* WHAT THE TASK ASKS *
Repeat every entry word for word, skipping the pictures.

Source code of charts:

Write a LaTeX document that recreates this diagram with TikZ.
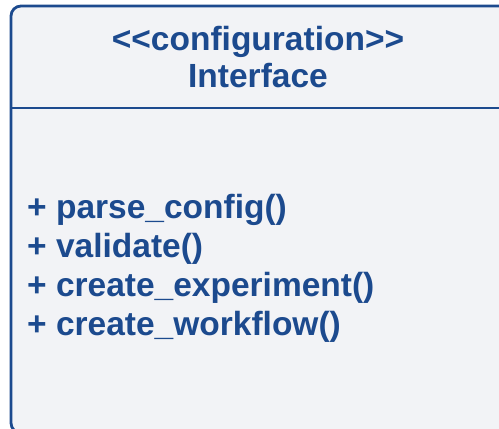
\documentclass[tikz,border=0pt]{standalone}
\usepackage{fontspec}
\setmainfont{Liberation Sans}
\definecolor{umlblue}{HTML}{1C4A8E}
\definecolor{umlfill}{HTML}{F2F3F6}
\tikzset{
  classbox/.style={draw=umlblue, line width=2.8pt, fill=umlfill, rounded corners=10pt},
  umltext/.style={text=umlblue, font=\fontsize{33.5}{37}\selectfont\bfseries, inner sep=0pt},
}
\begin{document}
\begin{tikzpicture}[x=1pt,y=-1pt]
\useasboundingbox (0,0) rectangle (499,429);
\clip (0,0) rectangle (499,429);
\draw[classbox] (11,6) rectangle (520,433);
\coordinate (sepL) at (11,108);
\coordinate (sepR) at (520,108);
\draw[draw=umlblue, line width=2.8pt] (sepL) -- (sepR);
\node[umltext, align=center] (head) at (258,57) {<{}<configuration>{}>\\Interface};
\node[umltext, align=left, anchor=west, font=\fontsize{33.5}{39}\selectfont\bfseries] (ops) at (27,268)
  {+ parse\_config()\\+ validate()\\+ create\_experiment()\\+ create\_workflow()};
\end{tikzpicture}
\end{document}
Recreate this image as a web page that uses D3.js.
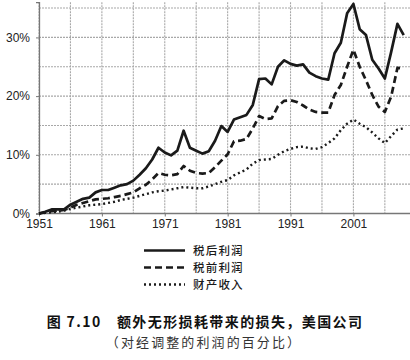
<!DOCTYPE html>
<html><head><meta charset="utf-8">
<script src="https://cdn.jsdelivr.net/npm/d3@7"></script>
<style>
html,body{margin:0;padding:0;background:#fff;}
svg{display:block;}
</style></head>
<body>
<svg id="chart" width="410" height="360"></svg>
<script>
const years = d3.range(1951, 2010);
const afterTax = [0,0.3,0.7,0.7,0.7,1.5,2.0,2.5,2.7,3.6,4.0,4.0,4.4,4.8,5.0,5.6,6.6,7.7,9.2,11.2,10.4,9.9,10.7,14.1,11.2,10.7,10.2,10.6,12.4,14.9,13.9,16.0,16.4,16.8,18.5,22.9,23.0,22.0,25.0,26.1,25.5,25.2,25.4,24.0,23.4,23.0,22.8,27.3,29.1,34.1,35.7,31.4,30.4,26.2,24.7,23.0,27.5,32.3,30.4];
const preTax = [0,0.2,0.4,0.5,0.6,1.0,1.5,1.8,2.1,2.4,2.5,2.6,2.8,3.0,3.3,3.6,4.3,4.9,5.8,6.9,6.6,6.5,6.7,8.1,7.3,6.9,6.8,6.9,7.9,9.0,10.1,12.3,12.4,12.7,14.5,16.6,16.1,16.2,18.3,19.2,19.3,19.0,18.4,17.7,17.3,17.2,17.2,20.2,21.9,25.0,27.9,25.0,22.7,20.2,18.2,17.3,19.9,24.8,24.7];
const propertyIncome = [0,0.1,0.2,0.3,0.5,0.8,1.0,1.2,1.4,1.5,1.6,1.8,2.0,2.3,2.5,2.7,3.0,3.3,3.6,3.8,3.9,4.1,4.3,4.5,4.4,4.3,4.3,4.6,5.0,5.4,5.7,6.5,7.0,7.5,8.5,9.1,9.2,9.3,10.0,10.6,11.0,11.3,11.4,11.1,11.0,11.3,12.0,12.8,14.2,15.3,16.0,15.3,14.7,13.8,12.8,12.0,13.2,14.3,14.5];
const seriesNames = ["税后利润","税前利润","财产收入"];
const xTickLabels = [1951,1961,1971,1981,1991,2001];
const xGridYears = [1951,1956,1961,1966,1971,1976,1981,1986,1991,1996,2001,2006];
const yTickLabels = [0,10,20,30];
const yGridValues = [0,5,10,15,20,25,30,35];
const titleText = "图 7.10　额外无形损耗带来的损失，美国公司";
const subtitleText = "（对经调整的利润的百分比）";

const svg = d3.select("#chart");
const x = d3.scaleLinear().domain([1951, 2010]).range([39, 410]);
const y = d3.scaleLinear().domain([0, 36]).range([213.5, 2.2]);

// grid
const grid = svg.append("g");
grid.selectAll("line.h").data(yGridValues).join("line")
  .attr("x1", x(1951)).attr("x2", 410)
  .attr("y1", d => y(d)).attr("y2", d => y(d))
  .attr("stroke", "#a8a8a8").attr("stroke-width", 1.1).attr("stroke-dasharray", "2,1");
grid.selectAll("line.v").data(xGridYears).join("line")
  .attr("x1", d => x(d)).attr("x2", d => x(d))
  .attr("y1", y(36)).attr("y2", y(0))
  .attr("stroke", "#a8a8a8").attr("stroke-width", 1.1).attr("stroke-dasharray", "2,1");

// axes
const yAxis = d3.axisLeft(y).tickValues(yTickLabels).tickFormat(d => d + "%").tickSize(3).tickPadding(6);
const gy = svg.append("g").attr("transform", `translate(${x(1951)},0)`).call(yAxis);
gy.select(".domain").attr("stroke", "#777").attr("stroke-width", 1.3);
gy.selectAll(".tick line").attr("stroke", "#777");
gy.selectAll("text").attr("font-family", "Liberation Sans, Arial, sans-serif").attr("font-size", 12).attr("fill", "#222");

const xAxis = d3.axisBottom(x).tickValues(xTickLabels).tickFormat(d3.format("d")).tickSize(3).tickPadding(3);
const gx = svg.append("g").attr("transform", `translate(0,${y(0)})`).call(xAxis);
gx.select(".domain").attr("stroke", "#777").attr("stroke-width", 1.3).attr("d", `M${x(1951)},0H410`);
gx.selectAll(".tick line").attr("stroke", "#777");
gx.selectAll("text").attr("font-family", "Liberation Sans, Arial, sans-serif").attr("font-size", 12).attr("fill", "#222");

// lines
const styles = [
  {data: afterTax, dash: null, w: 2.7},
  {data: preTax, dash: "7,4", w: 2.7},
  {data: propertyIncome, dash: "2,3", w: 2.4}
];
const line = d3.line().x((d, i) => x(years[i])).y(d => y(d));
styles.forEach(s => {
  svg.append("path").datum(s.data)
    .attr("d", line).attr("fill", "none").attr("stroke", "#1a1a1a")
    .attr("stroke-width", s.w).attr("stroke-linejoin", "round")
    .attr("stroke-dasharray", s.dash);
});

// legend
const lg = svg.append("g");
seriesNames.forEach((name, i) => {
  const yy = 250.5 + i * 17;
  lg.append("line").attr("x1", 144).attr("x2", 185).attr("y1", yy).attr("y2", yy)
    .attr("stroke", "#1a1a1a").attr("stroke-width", styles[i].w).attr("stroke-dasharray", styles[i].dash);
  lg.append("text").attr("x", 193).attr("y", yy).attr("dy", "0.36em")
    .attr("font-family", "Noto Sans CJK SC").attr("font-weight", 500).attr("font-size", 11.5)
    .attr("letter-spacing", 1.2).attr("fill", "#1a1a1a").text(name);
});

// title
svg.append("text").attr("x", 205).attr("y", 322).attr("dy", "0.36em").attr("text-anchor", "middle")
  .attr("font-family", "Noto Sans CJK SC").attr("font-weight", 700).attr("font-size", 14)
  .attr("letter-spacing", 1.4).attr("fill", "#111").text(titleText);
svg.append("text").attr("x", 204).attr("y", 342).attr("dy", "0.36em").attr("text-anchor", "middle")
  .attr("font-family", "Noto Sans CJK SC").attr("font-weight", 400).attr("font-size", 13)
  .attr("letter-spacing", 2.1).attr("fill", "#333").text(subtitleText);
</script>
</body></html>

* ANSWER TO THE PROBLEM *
Write a LaTeX document that recreates this diagram with TikZ.
\documentclass[tikz,border=0pt]{standalone}
\usepackage{fontspec}
\setmainfont{Liberation Sans}
\definecolor{umlblue}{HTML}{1C4A8E}
\definecolor{umlfill}{HTML}{F2F3F6}
\tikzset{
  classbox/.style={draw=umlblue, line width=2.8pt, fill=umlfill, rounded corners=10pt},
  umltext/.style={text=umlblue, font=\fontsize{33.5}{37}\selectfont\bfseries, inner sep=0pt},
}
\begin{document}
\begin{tikzpicture}[x=1pt,y=-1pt]
\useasboundingbox (0,0) rectangle (499,429);
\clip (0,0) rectangle (499,429);
\draw[classbox] (11,6) rectangle (520,433);
\coordinate (sepL) at (11,108);
\coordinate (sepR) at (520,108);
\draw[draw=umlblue, line width=2.8pt] (sepL) -- (sepR);
\node[umltext, align=center] (head) at (258,57) {<{}<configuration>{}>\\Interface};
\node[umltext, align=left, anchor=west, font=\fontsize{33.5}{39}\selectfont\bfseries] (ops) at (27,268)
  {+ parse\_config()\\+ validate()\\+ create\_experiment()\\+ create\_workflow()};
\end{tikzpicture}
\end{document}
Recreate this image as a web page that uses D3.js.
<!DOCTYPE html>
<html><head><meta charset="utf-8">
<script src="https://cdn.jsdelivr.net/npm/d3@7"></script>
<style>
html,body{margin:0;padding:0;background:#fff;}
svg{display:block;}
</style></head>
<body>
<svg id="chart" width="410" height="360"></svg>
<script>
const years = d3.range(1951, 2010);
const afterTax = [0,0.3,0.7,0.7,0.7,1.5,2.0,2.5,2.7,3.6,4.0,4.0,4.4,4.8,5.0,5.6,6.6,7.7,9.2,11.2,10.4,9.9,10.7,14.1,11.2,10.7,10.2,10.6,12.4,14.9,13.9,16.0,16.4,16.8,18.5,22.9,23.0,22.0,25.0,26.1,25.5,25.2,25.4,24.0,23.4,23.0,22.8,27.3,29.1,34.1,35.7,31.4,30.4,26.2,24.7,23.0,27.5,32.3,30.4];
const preTax = [0,0.2,0.4,0.5,0.6,1.0,1.5,1.8,2.1,2.4,2.5,2.6,2.8,3.0,3.3,3.6,4.3,4.9,5.8,6.9,6.6,6.5,6.7,8.1,7.3,6.9,6.8,6.9,7.9,9.0,10.1,12.3,12.4,12.7,14.5,16.6,16.1,16.2,18.3,19.2,19.3,19.0,18.4,17.7,17.3,17.2,17.2,20.2,21.9,25.0,27.9,25.0,22.7,20.2,18.2,17.3,19.9,24.8,24.7];
const propertyIncome = [0,0.1,0.2,0.3,0.5,0.8,1.0,1.2,1.4,1.5,1.6,1.8,2.0,2.3,2.5,2.7,3.0,3.3,3.6,3.8,3.9,4.1,4.3,4.5,4.4,4.3,4.3,4.6,5.0,5.4,5.7,6.5,7.0,7.5,8.5,9.1,9.2,9.3,10.0,10.6,11.0,11.3,11.4,11.1,11.0,11.3,12.0,12.8,14.2,15.3,16.0,15.3,14.7,13.8,12.8,12.0,13.2,14.3,14.5];
const seriesNames = ["税后利润","税前利润","财产收入"];
const xTickLabels = [1951,1961,1971,1981,1991,2001];
const xGridYears = [1951,1956,1961,1966,1971,1976,1981,1986,1991,1996,2001,2006];
const yTickLabels = [0,10,20,30];
const yGridValues = [0,5,10,15,20,25,30,35];
const titleText = "图 7.10　额外无形损耗带来的损失，美国公司";
const subtitleText = "（对经调整的利润的百分比）";

const svg = d3.select("#chart");
const x = d3.scaleLinear().domain([1951, 2010]).range([39, 410]);
const y = d3.scaleLinear().domain([0, 36]).range([213.5, 2.2]);

// grid
const grid = svg.append("g");
grid.selectAll("line.h").data(yGridValues).join("line")
  .attr("x1", x(1951)).attr("x2", 410)
  .attr("y1", d => y(d)).attr("y2", d => y(d))
  .attr("stroke", "#a8a8a8").attr("stroke-width", 1.1).attr("stroke-dasharray", "2,1");
grid.selectAll("line.v").data(xGridYears).join("line")
  .attr("x1", d => x(d)).attr("x2", d => x(d))
  .attr("y1", y(36)).attr("y2", y(0))
  .attr("stroke", "#a8a8a8").attr("stroke-width", 1.1).attr("stroke-dasharray", "2,1");

// axes
const yAxis = d3.axisLeft(y).tickValues(yTickLabels).tickFormat(d => d + "%").tickSize(3).tickPadding(6);
const gy = svg.append("g").attr("transform", `translate(${x(1951)},0)`).call(yAxis);
gy.select(".domain").attr("stroke", "#777").attr("stroke-width", 1.3);
gy.selectAll(".tick line").attr("stroke", "#777");
gy.selectAll("text").attr("font-family", "Liberation Sans, Arial, sans-serif").attr("font-size", 12).attr("fill", "#222");

const xAxis = d3.axisBottom(x).tickValues(xTickLabels).tickFormat(d3.format("d")).tickSize(3).tickPadding(3);
const gx = svg.append("g").attr("transform", `translate(0,${y(0)})`).call(xAxis);
gx.select(".domain").attr("stroke", "#777").attr("stroke-width", 1.3).attr("d", `M${x(1951)},0H410`);
gx.selectAll(".tick line").attr("stroke", "#777");
gx.selectAll("text").attr("font-family", "Liberation Sans, Arial, sans-serif").attr("font-size", 12).attr("fill", "#222");

// lines
const styles = [
  {data: afterTax, dash: null, w: 2.7},
  {data: preTax, dash: "7,4", w: 2.7},
  {data: propertyIncome, dash: "2,3", w: 2.4}
];
const line = d3.line().x((d, i) => x(years[i])).y(d => y(d));
styles.forEach(s => {
  svg.append("path").datum(s.data)
    .attr("d", line).attr("fill", "none").attr("stroke", "#1a1a1a")
    .attr("stroke-width", s.w).attr("stroke-linejoin", "round")
    .attr("stroke-dasharray", s.dash);
});

// legend
const lg = svg.append("g");
seriesNames.forEach((name, i) => {
  const yy = 250.5 + i * 17;
  lg.append("line").attr("x1", 144).attr("x2", 185).attr("y1", yy).attr("y2", yy)
    .attr("stroke", "#1a1a1a").attr("stroke-width", styles[i].w).attr("stroke-dasharray", styles[i].dash);
  lg.append("text").attr("x", 193).attr("y", yy).attr("dy", "0.36em")
    .attr("font-family", "Noto Sans CJK SC").attr("font-weight", 500).attr("font-size", 11.5)
    .attr("letter-spacing", 1.2).attr("fill", "#1a1a1a").text(name);
});

// title
svg.append("text").attr("x", 205).attr("y", 322).attr("dy", "0.36em").attr("text-anchor", "middle")
  .attr("font-family", "Noto Sans CJK SC").attr("font-weight", 700).attr("font-size", 14)
  .attr("letter-spacing", 1.4).attr("fill", "#111").text(titleText);
svg.append("text").attr("x", 204).attr("y", 342).attr("dy", "0.36em").attr("text-anchor", "middle")
  .attr("font-family", "Noto Sans CJK SC").attr("font-weight", 400).attr("font-size", 13)
  .attr("letter-spacing", 2.1).attr("fill", "#333").text(subtitleText);
</script>
</body></html>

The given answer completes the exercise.